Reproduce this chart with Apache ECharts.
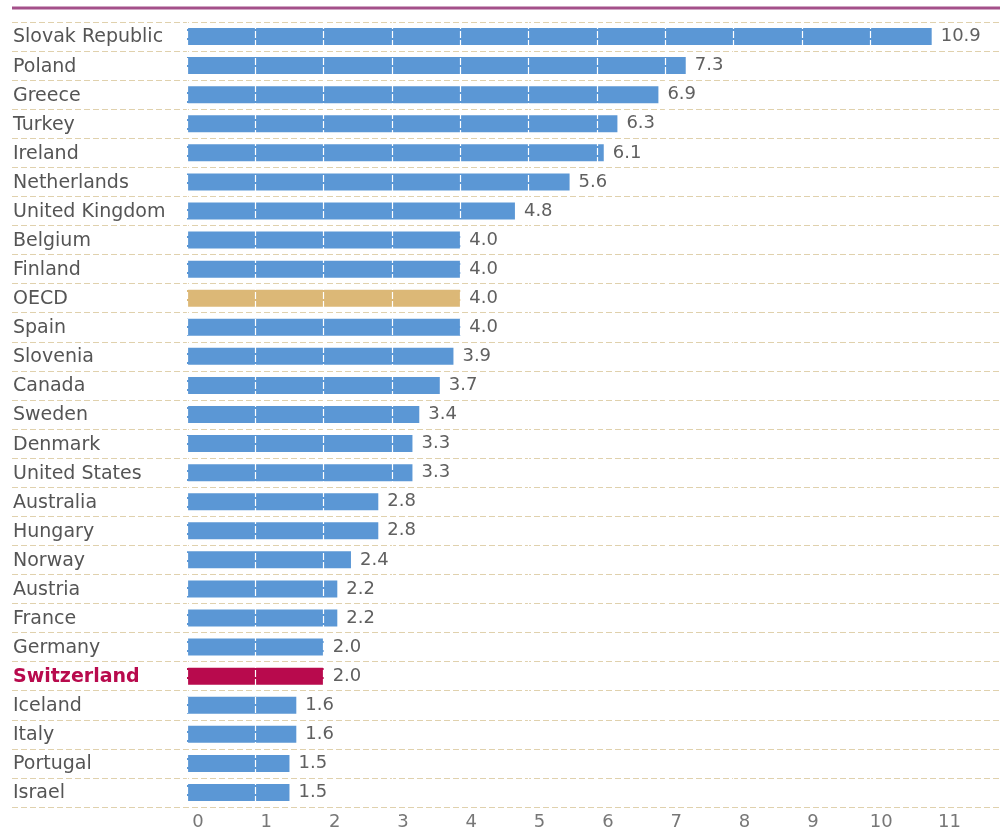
<!DOCTYPE html>
<html>
<head>
<meta charset="utf-8">
<script src="https://cdn.jsdelivr.net/npm/echarts@6/dist/echarts.min.js"></script>
<style>
  html, body { margin: 0; padding: 0; background: #fff; }
  #chart { width: 1000px; height: 832px; }
</style>
</head>
<body>
<div id="chart"></div>
<script>
// countries, top to bottom
const countries = ['Slovak Republic', 'Poland', 'Greece', 'Turkey', 'Ireland', 'Netherlands',
  'United Kingdom', 'Belgium', 'Finland', 'OECD', 'Spain', 'Slovenia', 'Canada', 'Sweden',
  'Denmark', 'United States', 'Australia', 'Hungary', 'Norway', 'Austria', 'France', 'Germany',
  'Switzerland', 'Iceland', 'Italy', 'Portugal', 'Israel'];
const values = [10.9, 7.3, 6.9, 6.3, 6.1, 5.6, 4.8, 4.0, 4.0, 4.0, 4.0, 3.9, 3.7, 3.4,
  3.3, 3.3, 2.8, 2.8, 2.4, 2.2, 2.2, 2.0, 2.0, 1.6, 1.6, 1.5, 1.5];
const xTicks = [0, 1, 2, 3, 4, 5, 6, 7, 8, 9, 10, 11];

const BLUE = '#5b97d5';
const OECD_COL = '#dcb877';
const SWISS_COL = '#b80a4d';
const TXT = '#555';
const FONT = 'DejaVu Sans';

const barColor = name => name === 'OECD' ? OECD_COL : (name === 'Switzerland' ? SWISS_COL : BLUE);

const gridTop = 22, gridH = 785;

const chart = echarts.init(document.getElementById('chart'));
chart.setOption({
  backgroundColor: '#fff',
  animation: false,
  graphic: [{
    type: 'rect', left: 12, top: 6.5, shape: { width: 988, height: 3 },
    style: { fill: '#a4508a' }
  }],
  grid: [
    // background grid only for the dashed row lines (they run under the labels too)
    { left: 12, top: gridTop, right: 0, height: gridH },
    { left: 187, top: gridTop, right: 0, height: gridH }
  ],
  xAxis: [
    { gridIndex: 0, type: 'value', show: false, min: 0, max: 1 },
    {
      gridIndex: 1, type: 'value', min: 0, max: 11.9, interval: 1, z: 10,
      axisLine: { show: false }, axisTick: { show: false },
      splitLine: { show: true, lineStyle: { color: '#ffffff', width: 1.2, type: [7, 2] } },
      axisLabel: {
        color: '#777', fontFamily: FONT, fontSize: 18, margin: 6,
        padding: [0, 0, 0, 22], showMaxLabel: false,
        formatter: v => xTicks.indexOf(v) >= 0 ? String(v) : ''
      }
    }
  ],
  yAxis: [
    {
      gridIndex: 0, type: 'category', data: countries, inverse: true,
      axisLine: { show: false }, axisTick: { show: false }, axisLabel: { show: false },
      splitLine: { show: true, lineStyle: { color: '#e0d1ad', width: 1, type: [6, 3] } }
    },
    {
      gridIndex: 1, type: 'category', data: countries, inverse: true,
      axisLine: { show: false }, axisTick: { show: false }, splitLine: { show: false },
      axisLabel: {
        align: 'left', margin: 174, fontFamily: FONT, fontSize: 19, color: TXT,
        padding: [2, 0, 0, 0],
        formatter: v => v === 'Switzerland' ? '{sw|' + v + '}' : v,
        rich: { sw: { color: SWISS_COL, fontWeight: 'bold', fontFamily: FONT, fontSize: 19 } }
      }
    }
  ],
  series: [
    {
      type: 'bar',
      xAxisIndex: 1, yAxisIndex: 1,
      data: values,
      barWidth: 17,
      itemStyle: { color: p => barColor(p.name) }
    },
    {
      // transparent copy on top of the white grid lines, carrying the value labels
      type: 'bar',
      xAxisIndex: 1, yAxisIndex: 1,
      data: values,
      barWidth: 17,
      barGap: '-100%',
      z: 20,
      itemStyle: { color: 'rgba(0,0,0,0)' },
      label: {
        show: true, position: 'right', distance: 9,
        fontFamily: FONT, fontSize: 18, color: '#606060',
        padding: [3, 0, 0, 0],
        formatter: p => p.value.toFixed(1)
      }
    }
  ]
});
</script>
</body>
</html>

-- REQUIRED WORK --
Repeat the listing in full and exactly. Do not include any images.

-- RESPONSE TO THIS TASK --
Reproduce this chart with Apache ECharts.
<!DOCTYPE html>
<html>
<head>
<meta charset="utf-8">
<script src="https://cdn.jsdelivr.net/npm/echarts@6/dist/echarts.min.js"></script>
<style>
  html, body { margin: 0; padding: 0; background: #fff; }
  #chart { width: 1000px; height: 832px; }
</style>
</head>
<body>
<div id="chart"></div>
<script>
// countries, top to bottom
const countries = ['Slovak Republic', 'Poland', 'Greece', 'Turkey', 'Ireland', 'Netherlands',
  'United Kingdom', 'Belgium', 'Finland', 'OECD', 'Spain', 'Slovenia', 'Canada', 'Sweden',
  'Denmark', 'United States', 'Australia', 'Hungary', 'Norway', 'Austria', 'France', 'Germany',
  'Switzerland', 'Iceland', 'Italy', 'Portugal', 'Israel'];
const values = [10.9, 7.3, 6.9, 6.3, 6.1, 5.6, 4.8, 4.0, 4.0, 4.0, 4.0, 3.9, 3.7, 3.4,
  3.3, 3.3, 2.8, 2.8, 2.4, 2.2, 2.2, 2.0, 2.0, 1.6, 1.6, 1.5, 1.5];
const xTicks = [0, 1, 2, 3, 4, 5, 6, 7, 8, 9, 10, 11];

const BLUE = '#5b97d5';
const OECD_COL = '#dcb877';
const SWISS_COL = '#b80a4d';
const TXT = '#555';
const FONT = 'DejaVu Sans';

const barColor = name => name === 'OECD' ? OECD_COL : (name === 'Switzerland' ? SWISS_COL : BLUE);

const gridTop = 22, gridH = 785;

const chart = echarts.init(document.getElementById('chart'));
chart.setOption({
  backgroundColor: '#fff',
  animation: false,
  graphic: [{
    type: 'rect', left: 12, top: 6.5, shape: { width: 988, height: 3 },
    style: { fill: '#a4508a' }
  }],
  grid: [
    // background grid only for the dashed row lines (they run under the labels too)
    { left: 12, top: gridTop, right: 0, height: gridH },
    { left: 187, top: gridTop, right: 0, height: gridH }
  ],
  xAxis: [
    { gridIndex: 0, type: 'value', show: false, min: 0, max: 1 },
    {
      gridIndex: 1, type: 'value', min: 0, max: 11.9, interval: 1, z: 10,
      axisLine: { show: false }, axisTick: { show: false },
      splitLine: { show: true, lineStyle: { color: '#ffffff', width: 1.2, type: [7, 2] } },
      axisLabel: {
        color: '#777', fontFamily: FONT, fontSize: 18, margin: 6,
        padding: [0, 0, 0, 22], showMaxLabel: false,
        formatter: v => xTicks.indexOf(v) >= 0 ? String(v) : ''
      }
    }
  ],
  yAxis: [
    {
      gridIndex: 0, type: 'category', data: countries, inverse: true,
      axisLine: { show: false }, axisTick: { show: false }, axisLabel: { show: false },
      splitLine: { show: true, lineStyle: { color: '#e0d1ad', width: 1, type: [6, 3] } }
    },
    {
      gridIndex: 1, type: 'category', data: countries, inverse: true,
      axisLine: { show: false }, axisTick: { show: false }, splitLine: { show: false },
      axisLabel: {
        align: 'left', margin: 174, fontFamily: FONT, fontSize: 19, color: TXT,
        padding: [2, 0, 0, 0],
        formatter: v => v === 'Switzerland' ? '{sw|' + v + '}' : v,
        rich: { sw: { color: SWISS_COL, fontWeight: 'bold', fontFamily: FONT, fontSize: 19 } }
      }
    }
  ],
  series: [
    {
      type: 'bar',
      xAxisIndex: 1, yAxisIndex: 1,
      data: values,
      barWidth: 17,
      itemStyle: { color: p => barColor(p.name) }
    },
    {
      // transparent copy on top of the white grid lines, carrying the value labels
      type: 'bar',
      xAxisIndex: 1, yAxisIndex: 1,
      data: values,
      barWidth: 17,
      barGap: '-100%',
      z: 20,
      itemStyle: { color: 'rgba(0,0,0,0)' },
      label: {
        show: true, position: 'right', distance: 9,
        fontFamily: FONT, fontSize: 18, color: '#606060',
        padding: [3, 0, 0, 0],
        formatter: p => p.value.toFixed(1)
      }
    }
  ]
});
</script>
</body>
</html>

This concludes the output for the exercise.